• Problem description
Pictures in the entries below are excluded; copy only the lines from the one containing "Recreate this image" to the one containing "color=grey, direction='out', pad=14)", both included.
##### Listed records #####
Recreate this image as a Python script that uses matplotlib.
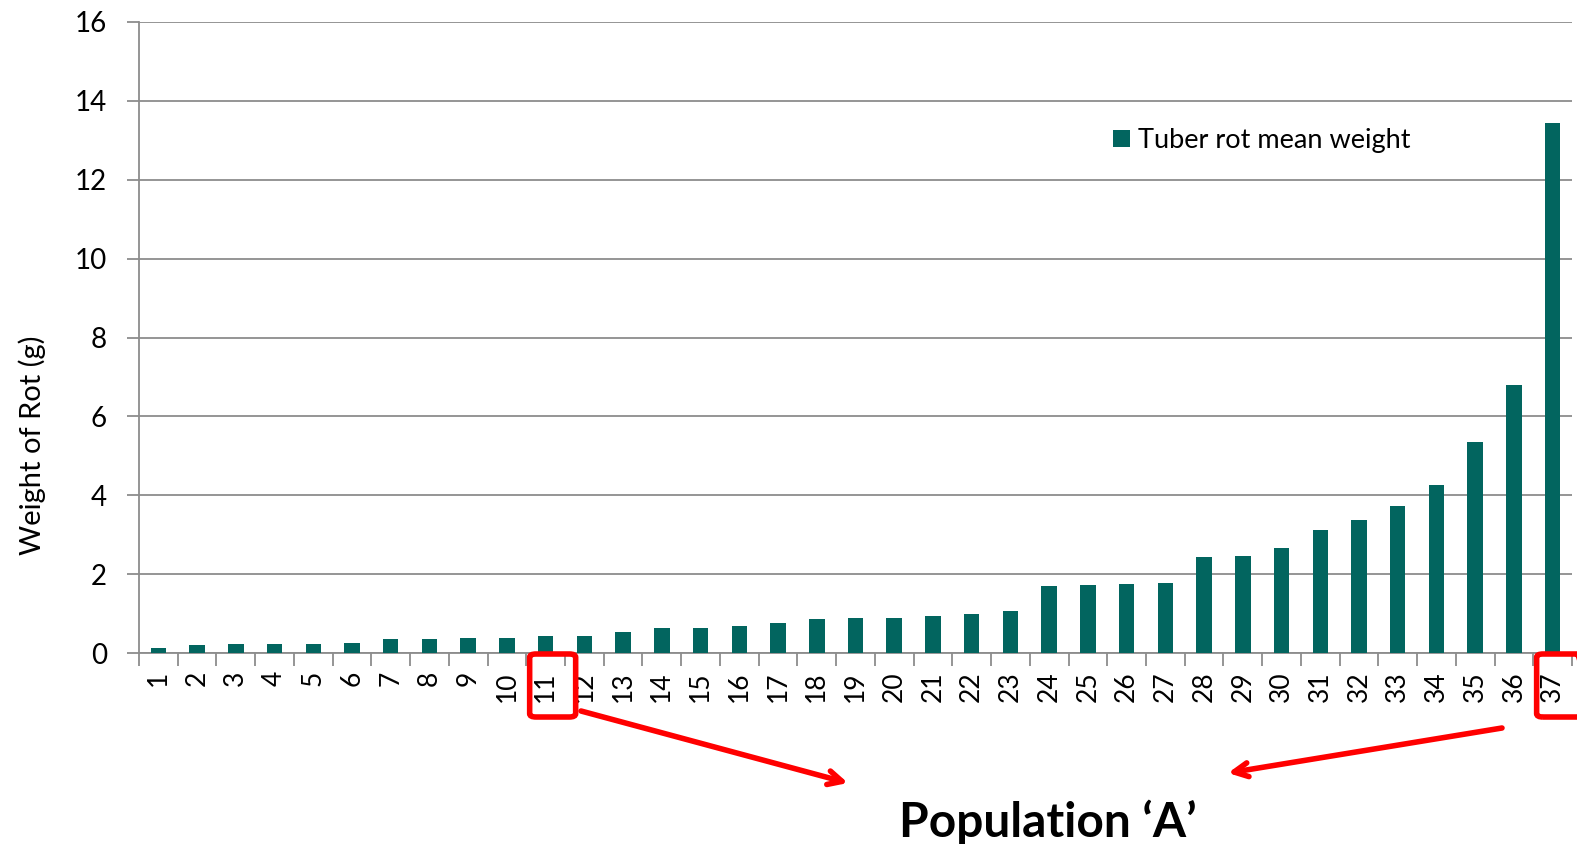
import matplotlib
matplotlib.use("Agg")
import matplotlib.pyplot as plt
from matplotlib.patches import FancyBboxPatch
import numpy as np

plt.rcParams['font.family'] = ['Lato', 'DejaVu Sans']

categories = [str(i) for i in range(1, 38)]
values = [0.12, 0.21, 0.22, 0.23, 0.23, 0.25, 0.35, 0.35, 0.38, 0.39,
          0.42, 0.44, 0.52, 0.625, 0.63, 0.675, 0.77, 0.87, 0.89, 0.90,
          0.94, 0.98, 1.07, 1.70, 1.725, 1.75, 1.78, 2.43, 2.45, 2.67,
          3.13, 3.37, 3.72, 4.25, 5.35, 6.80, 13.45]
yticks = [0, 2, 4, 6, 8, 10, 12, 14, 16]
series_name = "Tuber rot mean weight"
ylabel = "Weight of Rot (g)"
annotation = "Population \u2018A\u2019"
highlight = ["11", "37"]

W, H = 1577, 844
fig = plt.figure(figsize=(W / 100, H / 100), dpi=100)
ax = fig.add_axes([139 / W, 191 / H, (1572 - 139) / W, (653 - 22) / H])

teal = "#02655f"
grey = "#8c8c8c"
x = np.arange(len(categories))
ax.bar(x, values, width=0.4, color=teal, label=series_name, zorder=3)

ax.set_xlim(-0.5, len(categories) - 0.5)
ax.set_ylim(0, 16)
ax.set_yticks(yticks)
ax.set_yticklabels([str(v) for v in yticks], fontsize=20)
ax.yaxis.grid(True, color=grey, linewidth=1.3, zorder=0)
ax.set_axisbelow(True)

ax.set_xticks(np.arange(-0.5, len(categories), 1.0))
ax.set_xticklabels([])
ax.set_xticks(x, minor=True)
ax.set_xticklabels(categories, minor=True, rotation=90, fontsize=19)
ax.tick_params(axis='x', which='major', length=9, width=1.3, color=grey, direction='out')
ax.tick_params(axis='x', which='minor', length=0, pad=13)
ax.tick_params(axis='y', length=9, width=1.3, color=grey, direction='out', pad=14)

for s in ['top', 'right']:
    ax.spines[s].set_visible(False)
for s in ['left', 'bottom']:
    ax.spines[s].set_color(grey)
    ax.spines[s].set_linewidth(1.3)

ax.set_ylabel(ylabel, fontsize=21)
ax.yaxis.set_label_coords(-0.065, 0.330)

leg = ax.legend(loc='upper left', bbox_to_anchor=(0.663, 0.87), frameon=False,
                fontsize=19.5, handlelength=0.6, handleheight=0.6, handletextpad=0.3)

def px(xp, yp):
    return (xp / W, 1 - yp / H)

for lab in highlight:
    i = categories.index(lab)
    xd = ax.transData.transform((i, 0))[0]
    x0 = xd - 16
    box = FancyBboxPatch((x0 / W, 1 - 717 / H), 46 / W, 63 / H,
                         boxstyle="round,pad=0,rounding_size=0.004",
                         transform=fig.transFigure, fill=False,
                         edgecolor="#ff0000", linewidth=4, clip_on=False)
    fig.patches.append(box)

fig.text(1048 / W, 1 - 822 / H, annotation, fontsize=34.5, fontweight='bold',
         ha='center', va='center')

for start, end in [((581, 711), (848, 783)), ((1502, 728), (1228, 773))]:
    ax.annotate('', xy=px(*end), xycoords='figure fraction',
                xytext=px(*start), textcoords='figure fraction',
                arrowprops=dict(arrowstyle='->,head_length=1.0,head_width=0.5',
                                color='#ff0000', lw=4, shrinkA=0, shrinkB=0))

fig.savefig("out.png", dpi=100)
#####
##### Listed records #####
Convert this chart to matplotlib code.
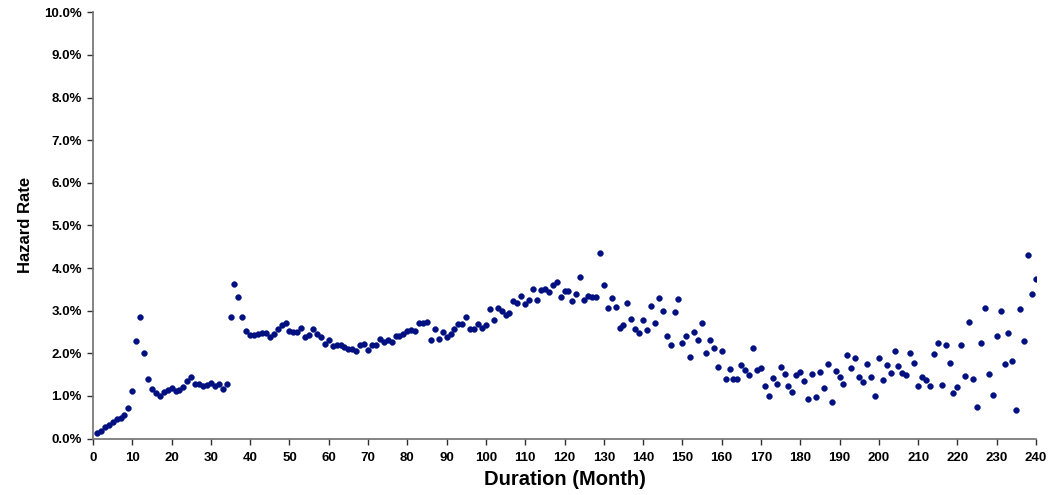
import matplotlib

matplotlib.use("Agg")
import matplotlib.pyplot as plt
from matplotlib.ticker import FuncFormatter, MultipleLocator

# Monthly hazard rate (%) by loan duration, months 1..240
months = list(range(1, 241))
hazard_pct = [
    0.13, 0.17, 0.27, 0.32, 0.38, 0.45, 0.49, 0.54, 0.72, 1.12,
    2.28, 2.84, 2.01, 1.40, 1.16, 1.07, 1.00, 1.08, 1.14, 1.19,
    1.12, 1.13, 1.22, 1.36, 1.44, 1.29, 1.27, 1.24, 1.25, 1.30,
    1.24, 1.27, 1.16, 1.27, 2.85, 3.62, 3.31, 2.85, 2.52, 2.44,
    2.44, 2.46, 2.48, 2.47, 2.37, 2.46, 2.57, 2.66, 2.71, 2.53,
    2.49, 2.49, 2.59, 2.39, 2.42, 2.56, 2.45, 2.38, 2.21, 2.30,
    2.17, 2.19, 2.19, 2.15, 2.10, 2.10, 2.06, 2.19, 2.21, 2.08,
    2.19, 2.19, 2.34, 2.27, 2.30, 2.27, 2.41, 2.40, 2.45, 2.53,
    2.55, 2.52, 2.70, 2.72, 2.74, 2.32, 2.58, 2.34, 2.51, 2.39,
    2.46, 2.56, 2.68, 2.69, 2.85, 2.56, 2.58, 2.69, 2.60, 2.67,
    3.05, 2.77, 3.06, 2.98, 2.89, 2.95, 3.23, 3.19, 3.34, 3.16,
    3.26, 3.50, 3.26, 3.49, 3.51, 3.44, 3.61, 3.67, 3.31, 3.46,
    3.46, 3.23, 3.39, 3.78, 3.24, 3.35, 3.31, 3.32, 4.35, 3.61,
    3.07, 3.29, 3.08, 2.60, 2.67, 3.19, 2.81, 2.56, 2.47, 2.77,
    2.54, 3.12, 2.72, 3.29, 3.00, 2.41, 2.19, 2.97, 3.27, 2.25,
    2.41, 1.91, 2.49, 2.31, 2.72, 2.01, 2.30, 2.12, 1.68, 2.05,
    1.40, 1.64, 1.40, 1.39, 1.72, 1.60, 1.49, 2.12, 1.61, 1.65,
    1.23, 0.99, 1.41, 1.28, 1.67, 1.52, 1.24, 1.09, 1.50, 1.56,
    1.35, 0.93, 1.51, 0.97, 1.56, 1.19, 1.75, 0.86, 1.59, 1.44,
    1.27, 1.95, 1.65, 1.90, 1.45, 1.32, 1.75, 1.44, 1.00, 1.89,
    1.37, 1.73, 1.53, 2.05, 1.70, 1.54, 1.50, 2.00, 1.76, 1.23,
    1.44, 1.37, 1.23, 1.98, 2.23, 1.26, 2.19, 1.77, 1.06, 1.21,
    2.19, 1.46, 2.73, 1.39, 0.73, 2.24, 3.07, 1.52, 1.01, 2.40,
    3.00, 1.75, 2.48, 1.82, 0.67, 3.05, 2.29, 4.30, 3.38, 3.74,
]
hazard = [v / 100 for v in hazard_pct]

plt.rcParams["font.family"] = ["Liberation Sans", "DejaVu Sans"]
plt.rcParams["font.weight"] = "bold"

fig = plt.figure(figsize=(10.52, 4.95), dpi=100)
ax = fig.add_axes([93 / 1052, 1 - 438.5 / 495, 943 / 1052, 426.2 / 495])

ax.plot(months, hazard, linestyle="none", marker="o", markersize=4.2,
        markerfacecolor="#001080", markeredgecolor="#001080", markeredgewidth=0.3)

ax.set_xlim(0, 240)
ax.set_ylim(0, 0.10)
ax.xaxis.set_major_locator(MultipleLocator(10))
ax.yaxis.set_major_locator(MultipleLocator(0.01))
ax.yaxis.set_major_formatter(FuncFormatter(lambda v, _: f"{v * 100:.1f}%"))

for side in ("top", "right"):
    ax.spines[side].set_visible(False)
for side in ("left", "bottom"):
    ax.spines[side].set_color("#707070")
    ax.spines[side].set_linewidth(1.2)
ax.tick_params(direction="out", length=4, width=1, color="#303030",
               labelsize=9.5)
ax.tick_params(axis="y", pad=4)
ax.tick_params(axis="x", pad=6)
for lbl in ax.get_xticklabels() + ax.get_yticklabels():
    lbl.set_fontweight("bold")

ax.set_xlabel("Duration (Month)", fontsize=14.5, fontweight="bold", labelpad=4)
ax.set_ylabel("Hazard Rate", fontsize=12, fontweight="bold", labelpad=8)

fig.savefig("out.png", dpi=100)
#####
• Solution to the exercise
Recreate this image as a Python script that uses matplotlib.
import matplotlib
matplotlib.use("Agg")
import matplotlib.pyplot as plt
from matplotlib.patches import FancyBboxPatch
import numpy as np

plt.rcParams['font.family'] = ['Lato', 'DejaVu Sans']

categories = [str(i) for i in range(1, 38)]
values = [0.12, 0.21, 0.22, 0.23, 0.23, 0.25, 0.35, 0.35, 0.38, 0.39,
          0.42, 0.44, 0.52, 0.625, 0.63, 0.675, 0.77, 0.87, 0.89, 0.90,
          0.94, 0.98, 1.07, 1.70, 1.725, 1.75, 1.78, 2.43, 2.45, 2.67,
          3.13, 3.37, 3.72, 4.25, 5.35, 6.80, 13.45]
yticks = [0, 2, 4, 6, 8, 10, 12, 14, 16]
series_name = "Tuber rot mean weight"
ylabel = "Weight of Rot (g)"
annotation = "Population \u2018A\u2019"
highlight = ["11", "37"]

W, H = 1577, 844
fig = plt.figure(figsize=(W / 100, H / 100), dpi=100)
ax = fig.add_axes([139 / W, 191 / H, (1572 - 139) / W, (653 - 22) / H])

teal = "#02655f"
grey = "#8c8c8c"
x = np.arange(len(categories))
ax.bar(x, values, width=0.4, color=teal, label=series_name, zorder=3)

ax.set_xlim(-0.5, len(categories) - 0.5)
ax.set_ylim(0, 16)
ax.set_yticks(yticks)
ax.set_yticklabels([str(v) for v in yticks], fontsize=20)
ax.yaxis.grid(True, color=grey, linewidth=1.3, zorder=0)
ax.set_axisbelow(True)

ax.set_xticks(np.arange(-0.5, len(categories), 1.0))
ax.set_xticklabels([])
ax.set_xticks(x, minor=True)
ax.set_xticklabels(categories, minor=True, rotation=90, fontsize=19)
ax.tick_params(axis='x', which='major', length=9, width=1.3, color=grey, direction='out')
ax.tick_params(axis='x', which='minor', length=0, pad=13)
ax.tick_params(axis='y', length=9, width=1.3, color=grey, direction='out', pad=14)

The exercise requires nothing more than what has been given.